Adjusting to Life and School in America

May 23, 2014

Transitioning to college life is a tough process, imagine doing it in another country! Frances Wong is a recent graduate of Georgetown University, and she is originally from Hong Kong. Below is some advice she gives for those who are studying internationally during college. Are you an international student? If so, what was the biggest challenge during your transition?

Frances says:

I am an international student from Hong Kong, so going half way across the world for university was a little daunting at first. I took a gamble and decided not to enter the CHARMS system to choose a roommate based on compatibility levels from several questions. Finding out who she was through email and then facebook stalking her made me extremely nervous, but we clicked almost immediately. She was very nice, but we weren’t in the same school at Geogetown, we didn’t have the same interest, and so we didn’t automatically become best friends and hang out 24/7 outside of the room. This made living together a lot easier, and caused fewer arguments between the two of us as roommates. This allowed us to be more comfortable with confronting each other with issues and actually allowed us to be more compatible roommates and better friends.
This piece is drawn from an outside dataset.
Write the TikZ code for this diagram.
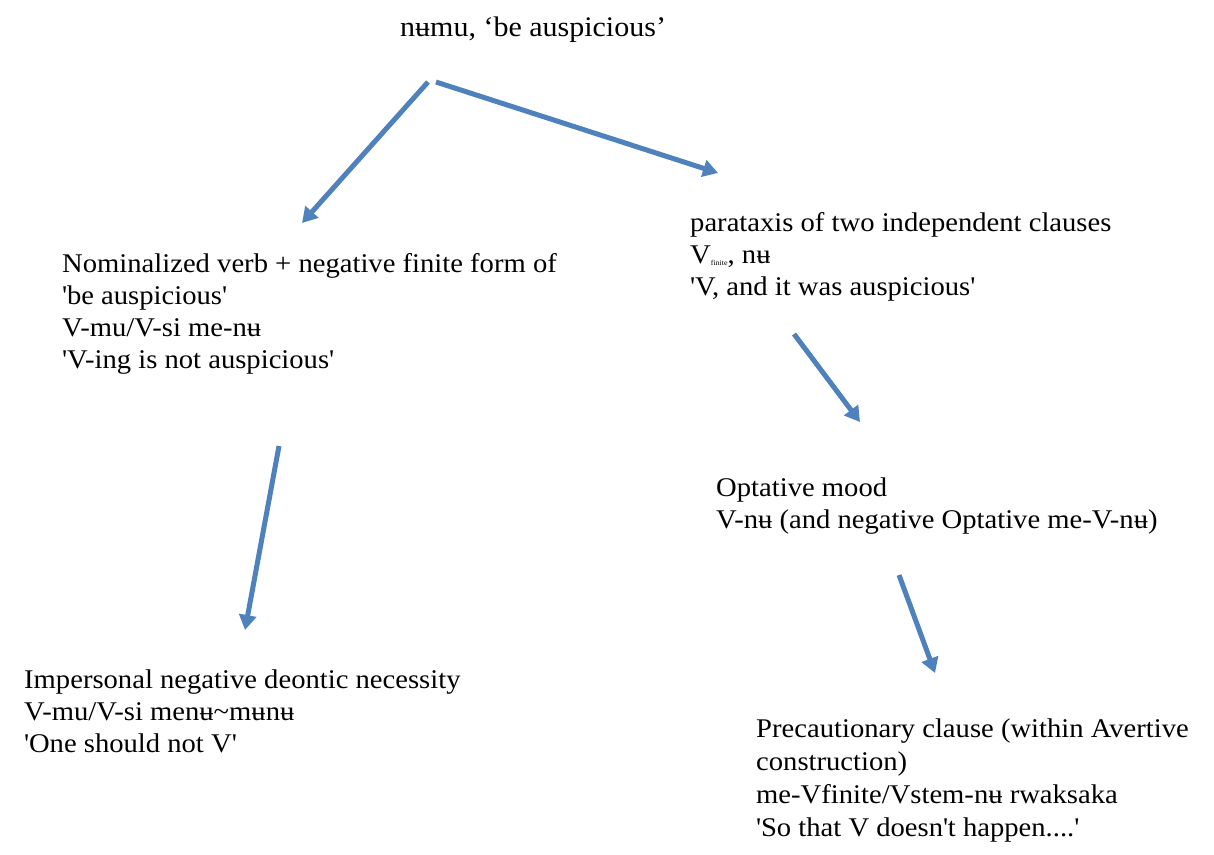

I was also lucky to have my brother as a senior at Georgetown to show me around and help me adjust to the new environment. The best advice he ever gave me was to tell me to go to International Pre-Orientation (IPO). Even though I am from Hong Kong, because of my American citizenship, I wasn’t invited to be part of it. However, I went anyways. I was a little shy, stuck to my brother, and only went to half of the events. I was so bored of the generic conversation, which only involved three questions:

1)   1) Where are you from?

2)   2) What dorm are you in?

3)   3) What school are you in?

 

After which, everyone just moved on to ask the next person the same questions. The conversations were really dry and boring, but take the courage to break through that, because that’s how I met all my future best friends at Georgetown during those 3 days of IPO.
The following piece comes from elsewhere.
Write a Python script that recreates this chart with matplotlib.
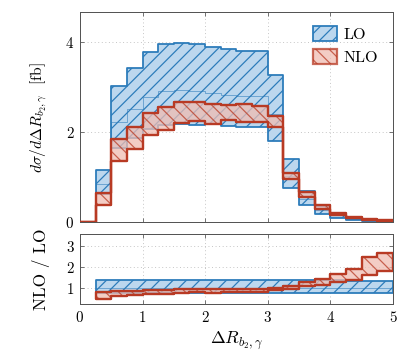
import numpy as np
import matplotlib

matplotlib.use("Agg")
import matplotlib.pyplot as plt

# bin edges in Delta R (first bin is empty)
edges = np.arange(0.0, 5.0001, 0.25)

lo_c = [0.0, 0.85, 2.21, 2.51, 2.78, 2.90, 2.93, 2.90, 2.86, 2.82, 2.79, 2.79,
        2.40, 1.02, 0.52, 0.26, 0.12, 0.06, 0.03, 0.015]
lo_up = [0.0, 1.15, 3.01, 3.41, 3.78, 3.95, 3.98, 3.95, 3.89, 3.84, 3.80, 3.79,
         3.26, 1.39, 0.70, 0.35, 0.165, 0.08, 0.04, 0.02]
lo_dn = [0.0, 0.63, 1.64, 1.86, 2.06, 2.15, 2.17, 2.15, 2.17, 2.13, 2.11, 2.11,
         1.80, 0.76, 0.38, 0.19, 0.09, 0.045, 0.022, 0.011]
nlo_up = [0.0, 0.65, 1.85, 2.12, 2.42, 2.56, 2.67, 2.66, 2.63, 2.59, 2.62, 2.58,
          2.35, 1.10, 0.66, 0.37, 0.20, 0.115, 0.075, 0.04]
nlo_dn = [0.0, 0.39, 1.36, 1.63, 1.93, 2.05, 2.20, 2.24, 2.18, 2.26, 2.22, 2.22,
          2.10, 0.95, 0.55, 0.29, 0.155, 0.082, 0.048, 0.027]

BLUE = "#2b7bba"
BLUE_FILL = "#bcd7ee"
RED = "#b83a24"
RED_FILL = "#f0bdb2"

plt.rcParams["font.family"] = "cmr10"
plt.rcParams["mathtext.fontset"] = "cm"
plt.rcParams["axes.unicode_minus"] = False
plt.rcParams["axes.formatter.use_mathtext"] = True
plt.rcParams["hatch.linewidth"] = 1.1


def ext(v):
    v = np.asarray(v, dtype=float)
    return np.append(v, v[-1])


def style(ax):
    ax.tick_params(direction="in", top=True, right=True, length=4,
                   color="#666666", labelsize=13.5, pad=5)
    for s in ax.spines.values():
        s.set_color("#555555")
        s.set_linewidth(0.9)
    ax.grid(True, ls=(0, (1, 3)), color="#bbbbbb", lw=0.8)
    ax.set_axisbelow(True)
    ax.set_xlim(0, 5)


fig = plt.figure(figsize=(408 / 80, 363 / 80), dpi=80)
ax = fig.add_axes([0.196, 0.388, 0.767, 0.579])
rax = fig.add_axes([0.196, 0.162, 0.767, 0.193])

# main panel
ax.fill_between(edges, ext(lo_dn), ext(lo_up), step="post", facecolor=BLUE_FILL,
                edgecolor=BLUE, hatch="//", lw=1.6, label="LO", zorder=2)
ax.step(edges, ext(lo_c), where="post", color=BLUE, lw=0.8, alpha=0.6, zorder=2)
ax.fill_between(edges, ext(nlo_dn), ext(nlo_up), step="post", facecolor=RED_FILL,
                edgecolor=RED, hatch="\\\\", lw=2.0, alpha=0.75, label="NLO", zorder=3)
ax.fill_between(edges, ext(nlo_dn), ext(nlo_up), step="post", facecolor="none",
                edgecolor=RED, lw=2.0, zorder=4)
style(ax)
ax.set_ylim(0, 4.66)
ax.set_yticks([0, 2, 4])
ax.set_xticks(range(6))
ax.tick_params(labelbottom=False)
ax.set_ylabel(r"$d\sigma/d\Delta R_{b_2,\gamma}$  [fb]", fontsize=14)
ax.yaxis.set_label_coords(-0.1, 0.5)
leg = ax.legend(loc="upper right", frameon=False, fontsize=14.5, handlelength=1.5,
                handleheight=1.0, handletextpad=0.4, borderaxespad=0.5,
                labelspacing=0.45)

# ratio panel
r_edges = edges[1:]
lo_ref = np.asarray(lo_c[1:])
rax.fill_between(r_edges, ext(np.asarray(lo_dn[1:]) / lo_ref),
                 ext(np.asarray(lo_up[1:]) / lo_ref), step="post",
                 facecolor=BLUE_FILL, edgecolor=BLUE, hatch="//", lw=1.6, zorder=2)
rax.step(r_edges, ext(lo_ref / lo_ref), where="post", color=BLUE, lw=0.8,
         alpha=0.6, zorder=2)
rax.fill_between(r_edges, ext(np.asarray(nlo_dn[1:]) / lo_ref),
                 ext(np.asarray(nlo_up[1:]) / lo_ref), step="post",
                 facecolor=RED_FILL, edgecolor=RED, hatch="\\\\", lw=2.0,
                 alpha=0.75, zorder=3)
rax.fill_between(r_edges, ext(np.asarray(nlo_dn[1:]) / lo_ref),
                 ext(np.asarray(nlo_up[1:]) / lo_ref), step="post",
                 facecolor="none", edgecolor=RED, lw=2.0, zorder=4)
style(rax)
rax.set_ylim(0.2, 3.58)
rax.set_yticks([1, 2, 3])
rax.set_xticks(range(6))
rax.set_ylabel("NLO / LO", fontsize=15.5)
rax.yaxis.set_label_coords(-0.095, 0.5)
rax.set_xlabel(r"$\Delta R_{b_2,\gamma}$", fontsize=16)

fig.savefig("out.png", dpi=80)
Again, as an international student that just finished IB, I didn’t understand the GPA 4.0 system and the pre-med lectures of over 100+ students were intimidating. Going to office hours to ask a question meant being in line for 2 hours. Even with smaller discussion based classes, I was too afraid to raise my hand because I was no longer in class with people I’ve known since middle school. Adjusting to the way the American education system was difficult, but I’ve learned not to be afraid. Raise a question, expression an opinion and definitely, talk to those who sit around you. Making new friends in class allows you not only to meet new people outside of your freshman floor, but also to help you study in class! Having said that, I do wish I had chosen easier classes to start off with for me to adapt to the new educational surroundings.